Does the trading subsidiary get charity business rates relief?
No, generally not automatically -- mandatory 80% charity business rates relief applies to premises occupied by the charity itself and used for charitable purposes. A trading subsidiary occupying its own premises (for example, a warehouse) is a separate legal entity and does not automatically inherit the charity's mandatory relief, though arrangements vary and some premises used for charity shop retail can qualify depending on occupancy and use.
What is a common example of a charity trading subsidiary?
The most common example is a charity shop chain: many charity shops selling only donated goods can operate directly within the charity (since selling donated goods is treated favourably for tax purposes), but shops that also sell significant amounts of new, bought-in stock, or charities running catalogue, online retail, sponsorship or corporate partnership income, typically route that activity through a trading subsidiary.
Can the trading subsidiary Gift Aid its profits back to the charity even if it made a loss in some previous years?
The subsidiary can only donate distributable profits under company law -- accumulated losses from earlier years must generally be made good before profits become distributable again, unless specific accounting adjustments apply. This is a company law point as much as a tax point, and subsidiaries with a history of losses should get advice before assuming a Gift Aid donation is permissible.

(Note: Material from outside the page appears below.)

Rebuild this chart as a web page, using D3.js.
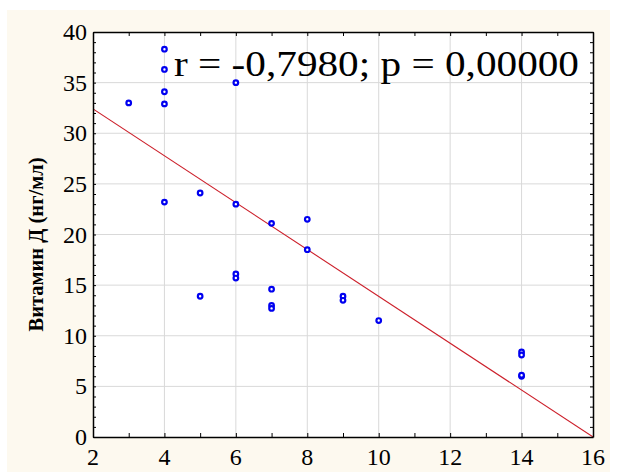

Does the charity have to pay tax on the Gift Aid payment it receives from its subsidiary?
No. Gift Aid payments received by a charity, including from its own trading subsidiary, are treated as charitable income and are exempt from tax provided they are applied for the charity's charitable purposes, in line with the normal charity tax exemptions.
Is a Community Interest Company (CIC) the same as a charity trading subsidiary?
No. A CIC is an alternative structure for a social enterprise, taxed as a normal company with no charitable tax reliefs and no Gift Aid relationship with a parent charity by default. A charity trading subsidiary is specifically a company owned by (and donating its profits to) a charity, and is set up for that specific tax and risk-management purpose rather than as a general social enterprise vehicle.